Merck and Safe Water Network, announced the launch of a three-year, $1.5M partnership to increase access to safe water and reduce the impact of water-borne disease among impoverished communities in Andhra Pradesh, India. Safe Water Network is a not-for-profit organization committed to developing locally owned and operated water-purification systems that achieve lasting health impact.

This initiative addresses a critical need in India where an estimated 70 – 80 percent of the total burden of disease is related to water contamination and poor sanitation, and where more than 120,000 children under the age of five die each year from rotavirus diarrhea alone1.
"Clean water is fundamental to the world's health and to Merck's mission of fighting disease and helping the world be well. No where is this more true than in India, which faces a significant challenge related to clean water," said K. G. Ananthakrishnan, managing director, MSD India. "Our partnership with Safe Water Network is a testament of our commitment to help reduce the impact of water-related illness in India and of Merck's overall efforts to improve health globally."
Building on Safe Water Network's field activities in the area, this collaboration will provide clean water to additional villages in Andhra Pradesh and develop demand generation programs that seek to increase household usage. Together, Merck and Safe Water Network will also work to increase awareness of the importance of clean water and hygiene to drive behavior change.
The campaigns will be assessed to measure the impact on safe water usage and improved health.
"This partnership aims to expand the impact of our safe-water projects," said Kurt Soderlund, chief executive officer, Safe Water Network. "It will accelerate our work to develop solutions that can be broadly replicated. The initiative demonstrates how companies like Merck can play an important role in developing solutions to global water challenges."
This collaboration is aligned with Merck's commitment to addressing access to clean water, a key component of the company's corporate responsibility approach. A signatory to the UN's CEO Water Mandate, Merck will apply its core business expertise, advocacy efforts and employee social responsibility programs to address access to clean water in India.

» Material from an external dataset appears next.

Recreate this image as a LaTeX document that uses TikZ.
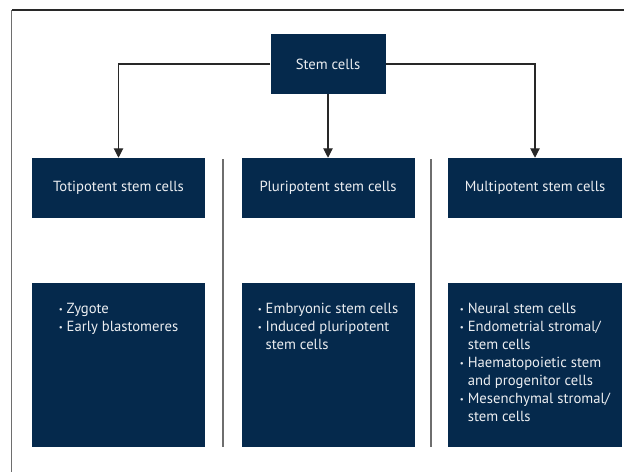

About India's Water Challenge

India faces significant water and sanitation challenges. Seventy-five percent of the country's surface water is contaminated by human, agricultural and industrial waste2, while half of the country's population lacks access to basic sanitation3. Those living in urban slums and rural environments are most affected. In many areas of the country, a growing dependence on groundwater for drinking is associated with a rise in health problems due to fluoride, salinity, water-borne pathogens, nitrate and other contaminants found in the water. In Andhra Pradesh, only 31 percent4 of households treat their water before use, and 43 percent5 of children under the age of five are stunted, a common result of frequent episodes of diarrhea.

About the Initiative

This joint effort draws on Safe Water Network's field experience in India, Ghana and Kenya to address the operating, economic, cultural and environmental challenges to safe water access. The team will apply a rigorous method to data collection and analysis to produce effective demand generation and education methods that can be replicated at scale throughout India.
The initiative will add a dozen sites to Safe Water Network's existing field projects in Andhra Pradesh, which already provide nearly 40,000 people access to clean water. The additional sites will provide safe water access to another 20,000 - 30,000 people. Each phase of the initiative will be documented, including the data on health outcomes. Key findings will be shared with the water and sanitation sector as well as other organizations to help raise awareness to address the global water crisis.
Merck and Safe Water Network are also exploring employee volunteer opportunities as part of the partnership in the areas of health, behavior change and quality assurance. Merck's commitment complements the work of other global organizations that already bring expertise to various Safe Water Network field projects.

1 Tate et al. (2009). “Disease and economic burden of rotavirus diarrhoea in India.” Vaccine. Vol. 27, supplement 5.
2 “India Failing to Control Open Defecation Blunts Nation’s Growth,” Bloomberg, March 3, 2009.
3 UNICEF and World Health Organization Joint Monitoring Programme.
4 National Family Health Survey 2005‐2006 state report for Andhra Pradesh.
5 National Family Health Survey 2005‐2006 state report for Andhra Pradesh.